This site is being phased out.

PageRank's dependence on the damping factor

From Mathematics Is A Science
Jump to navigationJump to search

Briefly, it's bad math.

Recall how the decay/damping factor came to exist: "No PageRank would ever escape from the loop, and as incoming PageRank continued to flow into the loop, eventually the PageRank in that loop would reach infinity... so Larry and Sergey introduced a decay factor–you could think of it as 10-15% of the PageRank on any given page disappearing before the PageRank flows along the outlinks."

This number is a made-up parameter in the sense that there is no justification for choosing it over another value.

Of course, if the ordering that PageRank produces is independent from the choice of $r$ then we are OK.

A mathematician would try to prove or find such a theorem. Is there one?

First, if there was such a theorem, the only reason to choose a number over another would be the speed of convergence of the algorithm (.84 is better than .85, etc).

Second, the "naive" PageRank ($r=0$) could serve as a counterexample.

A quick literature search gives this paper (and others): Bressan and Peserico Choose the damping, choose the ranking? J. Discrete Algorithms 8 (2010), no. 2, 199–213. To quote:

"We prove that, at least on some graphs, the top $k$ nodes assume all possible $k!$ orderings as the damping factor varies, even if it varies within an arbitrarily small interval (e.g. [0.84999, 0.85001])."

A devastating result!

One of the responses to this criticism was that the graph used in the paper is "fairly contrived, and we're mostly interested in what the algorithm does on real-world data."

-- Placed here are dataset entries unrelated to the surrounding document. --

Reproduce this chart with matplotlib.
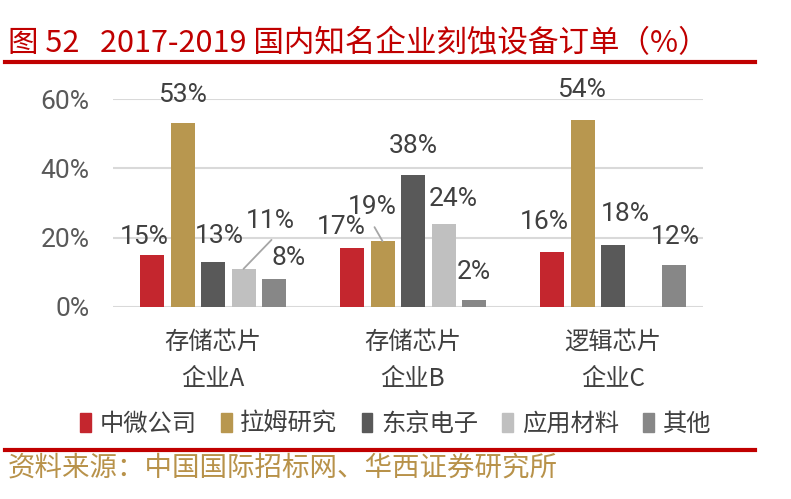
import matplotlib.pyplot as plt
from matplotlib.patches import Patch
import numpy as np

plt.rcParams['font.family'] = ['Noto Sans CJK SC', 'DejaVu Sans']
NUM_FONT = ['Liberation Sans Narrow', 'Roboto', 'DejaVu Sans']

categories = ['存储芯片\n企业A', '存储芯片\n企业B', '逻辑芯片\n企业C']
series = ['中微公司', '拉姆研究', '东京电子', '应用材料', '其他']
values = {
    '中微公司': [15, 17, 16],
    '拉姆研究': [53, 19, 54],
    '东京电子': [13, 38, 18],
    '应用材料': [11, 24, None],
    '其他': [8, 2, 12],
}
colors = ['#C4262E', '#B8974F', '#595959', '#C0C0C0', '#878787']

# label offsets in pixels (dx, dy) from bar top centre, plus leader line end offset
offsets = {
    (0, 0): (-8, 18, None), (0, 1): (0, 28, None), (0, 2): (6, 26, None),
    (0, 3): (27, 48, (28, 29)), (0, 4): (15, 21, None),
    (1, 0): (-11, 21, None), (1, 1): (-10, 34, (-8, 14)), (1, 2): (0, 29, None),
    (1, 3): (10, 25, None), (1, 4): (0, 28, None),
    (2, 0): (-8, 30, None), (2, 1): (-1, 30, None), (2, 2): (12, 31, None),
    (2, 4): (1, 28, None),
}

fig = plt.figure(figsize=(7.91, 4.99), dpi=100)
ax = fig.add_axes([113/791, 192/499, 590/791, 208/499])

x = np.arange(len(categories))
w = 0.12
step = 0.1525
for j, s in enumerate(series):
    for i, v in enumerate(values[s]):
        if v is None:
            continue
        xp = x[i] + (j - 2) * step
        ax.bar(xp, v, width=w, color=colors[j], zorder=3)
        dx, dy, lead = offsets[(i, j)]
        ax.annotate(f'{v}%', xy=(xp, v), xytext=(dx * 0.72, dy * 0.72),
                    textcoords='offset points', ha='center', va='center',
                    fontsize=19, color='#404040', family=NUM_FONT,
                    annotation_clip=False, zorder=4)
        if lead:
            ax.annotate('', xy=(xp, v), xytext=(lead[0] * 0.72, lead[1] * 0.72),
                        textcoords='offset points',
                        arrowprops=dict(arrowstyle='-', color='#A6A6A6', lw=1.3,
                                        shrinkA=0, shrinkB=0),
                        annotation_clip=False)

ax.set_xlim(-0.5, 2.45)
ax.set_ylim(0, 60)
ax.set_yticks([0, 20, 40, 60])
ax.set_yticklabels(['0%', '20%', '40%', '60%'], family=NUM_FONT)
ax.yaxis.grid(True, color='#D9D9D9', lw=1.5, zorder=0)
ax.set_xticks(x)
ax.set_xticklabels(categories, linespacing=1.55)
ax.tick_params(axis='y', length=0, labelsize=19, labelcolor='#595959', pad=17)
ax.tick_params(axis='x', length=0, labelsize=17.5, labelcolor='#404040', pad=16)
for sp in ax.spines.values():
    sp.set_visible(False)

handles = [Patch(color=c, label=s) for c, s in zip(colors, series)]
fig.legend(handles=handles, loc='center', bbox_to_anchor=(0.5, 1 - 424/499), ncol=5,
           frameon=False, fontsize=17.5, handlelength=0.45, handleheight=0.8,
           handletextpad=0.35, columnspacing=1.0, labelcolor='#404040')

fig.text(8/791, 1 - 44/499, '图 52   2017-2019 国内知名企业刻蚀设备订单（%）',
         color='#C00000', fontsize=22, va='center', ha='left', weight='medium')
fig.add_artist(plt.Line2D([5/791, 755/791], [1 - 62/499] * 2, color='#C00000', lw=3))
fig.add_artist(plt.Line2D([5/791, 755/791], [1 - 450/499] * 2, color='#C00000', lw=3))
fig.text(8/791, 1 - 468/499, '资料来源：中国国际招标网、华西证券研究所',
         color='#B8924A', fontsize=19.8, va='center', ha='left')

fig.savefig('out.png', dpi=100)
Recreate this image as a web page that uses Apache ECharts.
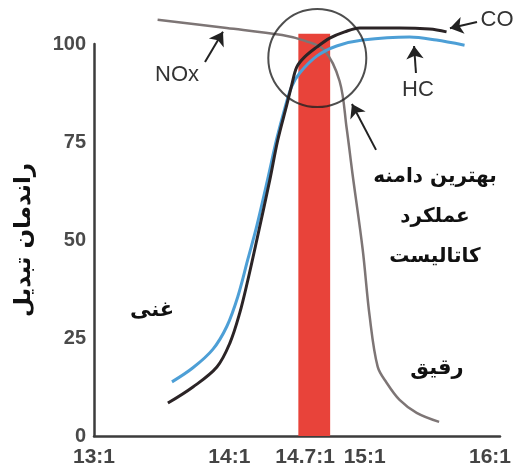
<!DOCTYPE html>
<html>
<head>
<meta charset="utf-8">
<script src="https://cdn.jsdelivr.net/npm/echarts@6/dist/echarts.min.js"></script>
<style>
  html, body { margin: 0; padding: 0; background: #fff; }
  #chart { width: 529px; height: 473px; }
</style>
</head>
<body>
<div id="chart"></div>
<script>
// x ticks (air/fuel ratio) and their labels
const xTicks = [13, 14, 14.7, 15, 16];
const xTickLabels = ['13:1', '14:1', '14.7:1', '15:1', '16:1'];

// conversion efficiency curves [ratio, %]
const noxData = [[13.47, 106.2], [13.98, 104.1], [14.39, 102.3], [14.56, 100.8], [14.7, 98.5],
  [14.815, 90.5], [14.867, 78.5], [14.91, 66.9], [14.985, 47.7], [15.037, 30.5], [15.096, 17.7],
  [15.162, 13.6], [15.258, 9.2], [15.384, 5.9], [15.55, 3.6]];
const coData = [[13.546, 8.4], [13.731, 12.5], [13.908, 17.6], [14.004, 23.7], [14.077, 31.4],
  [14.137, 39.8], [14.203, 50.0], [14.299, 65.3], [14.358, 75.5], [14.424, 84.4], [14.461, 89.5],
  [14.498, 94.1], [14.557, 96.7], [14.646, 99.2], [14.742, 101.5], [14.852, 103.1], [14.963, 104.1],
  [15.258, 104.1], [15.48, 103.8], [15.605, 103.1]];
const hcData = [[13.576, 13.8], [13.731, 17.4], [13.878, 22.1], [13.982, 28.0], [14.063, 35.6],
  [14.137, 45.1], [14.203, 53.6], [14.284, 65.6], [14.351, 75.9], [14.41, 83.6], [14.461, 89.2],
  [14.52, 92.6], [14.646, 96.9], [14.793, 99.5], [14.985, 101.0], [15.332, 101.8], [15.531, 101.0],
  [15.738, 99.7]];

// best catalyst window
const bestRange = [14.51, 14.745];
const bestTop = 102.6;
const circleCenter = [14.65, 96.4];

// arrows [from, to]
const arrows = [
  [[15.83, 105.6], [15.63, 104.0]],
  [[13.82, 95.4], [13.953, 103.1]],
  [[15.379, 92.6], [15.365, 99.5]],
  [[15.084, 73.0], [14.906, 84.7]]
];

const latin = 'Liberation Sans, Arial, sans-serif';
const farsi = 'DejaVu Sans, Noto Sans, sans-serif';

var chart = echarts.init(document.getElementById('chart'));

var option = {
  animation: false,
  backgroundColor: '#fff',
  grid: { left: 94, right: 29, top: 44, bottom: 37 },
  xAxis: {
    type: 'value',
    min: 13,
    max: 16,
    splitLine: { show: false },
    axisTick: { show: false },
    axisLine: { lineStyle: { color: '#3c3c3c', width: 2.5 } },
    axisLabel: {
      customValues: xTicks,
      margin: 11,
      color: '#444',
      fontSize: 21,
      fontWeight: 'bold',
      fontFamily: latin,
      formatter: function (v) {
        var i = xTicks.indexOf(v);
        var t = i >= 0 ? xTickLabels[i] : '';
        if (v === 14.7) return '{a|' + t + '}';
        if (v === 16) return '{b|' + t + '}';
        return t;
      },
      rich: {
        a: { padding: [0, 38, 0, 0], fontSize: 21, fontWeight: 'bold', fontFamily: latin, color: '#444' },
        b: { padding: [0, 20, 0, 0], fontSize: 21, fontWeight: 'bold', fontFamily: latin, color: '#444' }
      }
    }
  },
  yAxis: {
    type: 'value',
    min: 0,
    max: 100,
    interval: 25,
    name: 'راندمان تبدیل',
    nameLocation: 'middle',
    nameGap: 58,
    nameTextStyle: { fontFamily: farsi, fontWeight: 'bold', fontSize: 23, color: '#111' },
    splitLine: { show: false },
    axisTick: { show: false },
    axisLine: { show: true, lineStyle: { color: '#3c3c3c', width: 2.5 } },
    axisLabel: { margin: 8, color: '#4a4a4a', fontSize: 20, fontWeight: 'bold', fontFamily: latin }
  },
  series: [
    {
      type: 'custom',
      name: 'best',
      clip: false,
      z: 1,
      data: [[bestRange[0], 0]],
      renderItem: function (params, api) {
        var p0 = api.coord([bestRange[0], 0]);
        var p1 = api.coord([bestRange[1], bestTop]);
        return {
          type: 'rect',
          shape: { x: p0[0], y: p1[1], width: p1[0] - p0[0], height: p0[1] - p1[1] },
          style: { fill: '#e8433a' }
        };
      }
    },
    {
      type: 'line', name: 'NOx', data: noxData, smooth: 0.35, showSymbol: false, clip: false, z: 3,
      lineStyle: { color: '#7d7575', width: 2.5 }
    },
    {
      type: 'line', name: 'HC', data: hcData, smooth: 0.35, showSymbol: false, clip: false, z: 4,
      lineStyle: { color: '#4d9fd6', width: 3 }
    },
    {
      type: 'line', name: 'CO', data: coData, smooth: 0.35, showSymbol: false, clip: false, z: 5,
      lineStyle: { color: '#2b2426', width: 3 }
    },
    {
      type: 'lines', name: 'arrows', coordinateSystem: 'cartesian2d', clip: false, z: 7, silent: true,
      symbol: ['none', 'arrow'],
      symbolSize: [9, 13],
      lineStyle: { color: '#222', width: 2, opacity: 1 },
      data: arrows.map(function (a) { return { coords: a }; })
    },
    {
      type: 'scatter', name: 'circle', data: [circleCenter], symbol: 'circle', symbolSize: 98,
      clip: false, z: 6, silent: true,
      itemStyle: { color: 'rgba(0,0,0,0)', borderColor: '#222', borderWidth: 2 }
    }
  ],
  graphic: [
    { type: 'text', x: 497, y: 20, style: { text: 'CO', fontFamily: latin, fontSize: 22, fill: '#333', align: 'center', verticalAlign: 'middle' } },
    { type: 'text', x: 177, y: 75, style: { text: 'NOx', fontFamily: latin, fontSize: 22, fill: '#333', align: 'center', verticalAlign: 'middle' } },
    { type: 'text', x: 418, y: 90, style: { text: 'HC', fontFamily: latin, fontSize: 22, fill: '#333', align: 'center', verticalAlign: 'middle' } },
    { type: 'text', x: 435, y: 217, style: { text: 'بهترین دامنه\nعملکرد\nکاتالیست', fontFamily: farsi, fontWeight: 'bold', fontSize: 20, lineHeight: 40, fill: '#111', align: 'center', verticalAlign: 'middle' } },
    { type: 'text', x: 152, y: 311, style: { text: 'غنی', fontFamily: farsi, fontWeight: 'bold', fontSize: 21, fill: '#111', align: 'center', verticalAlign: 'middle' } },
    { type: 'text', x: 437, y: 369, style: { text: 'رقیق', fontFamily: farsi, fontWeight: 'bold', fontSize: 21, fill: '#111', align: 'center', verticalAlign: 'middle' } }
  ]
};

chart.setOption(option);
</script>
</body>
</html>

This seems like a fair point but to justify it one would need to conduct a study where a large number of websites are analyzed and it is shown that changing the damping factor DOES NOT significantly affect the ranking of these sites.

Further, such a study wouldn't resolve the bad math issue. What would? You’d need to

  1. define a class of graphs, let’s call them non-contrived;
  2. prove that the PageRank of a non-contrived graph is independent of the damping factor (or at least the top results aren't);
  3. provide evidence that the Internet, now and in the future, is non-contrived.

PageRank is often described as "elegant". However, pulling a parameter out of your ear is not only a very poor taste mathematically, it's bad science. It's similar to creating a mathematical theory of, say, planetary motion and deciding that the gravitational constant should be equal to, well, $.85$. And why not? You do get a valid mathematical theory!

Or, how about $\pi$ equal to $.85$? Any choice provides a valid exam of non-Euclidean geometry...

There are of course other problems with PageRank. For example, there is an example of such a graph that changing a single link completely reverses the ranking (Ronny Lempel, Shlomo Moran: Rank-Stability and Rank-Similarity of Link-Based Web Ranking Algorithms in Authority-Connected Graphs. Inf. Retr. 8(2): 245-264 (2005)).

Wikipedia: "the PageRank concept has proven to be vulnerable to manipulation, and extensive research has been devoted to identifying falsely inflated PageRank and ways to ignore links from documents with falsely inflated PageRank."

In particular, (semi-)closed communities represent a problem. Linkfarms is the main example. Also, groups of hotels have a lot links to each other, but very few links to the rest of the web. The issue is that once the random surfer gets into one of such communities he can't get out, adding more and more to the community's PageRank.

Finding such communities of web pages, if they try to avoid detection, is an NP-hard problem (read "hard"). The answer from Google and others is to employ secret heuristics that identify these communities and then penalize their PageRank.

The result is numerous false positives that hurt legitimate sites and false negatives that rank linkfarms higher in the search results. In addition, the secrecy and the constant tweaking make the risks unmanageable for web-based businesses. It's a mess.

To summarize, this is the sequence of events:

  • the initial model produces meaningless results;
  • they come up with an ad hoc fix;
  • the model is still mathematically bad;
  • the model becomes dominant nonetheless;
  • now we're all in trouble.

There will always be bad math out there. What makes this a real abomination is the magnitude of the problem, i.e., Google. It is disturbing that one piece of (bad) mathematics causes so many problems for so many people!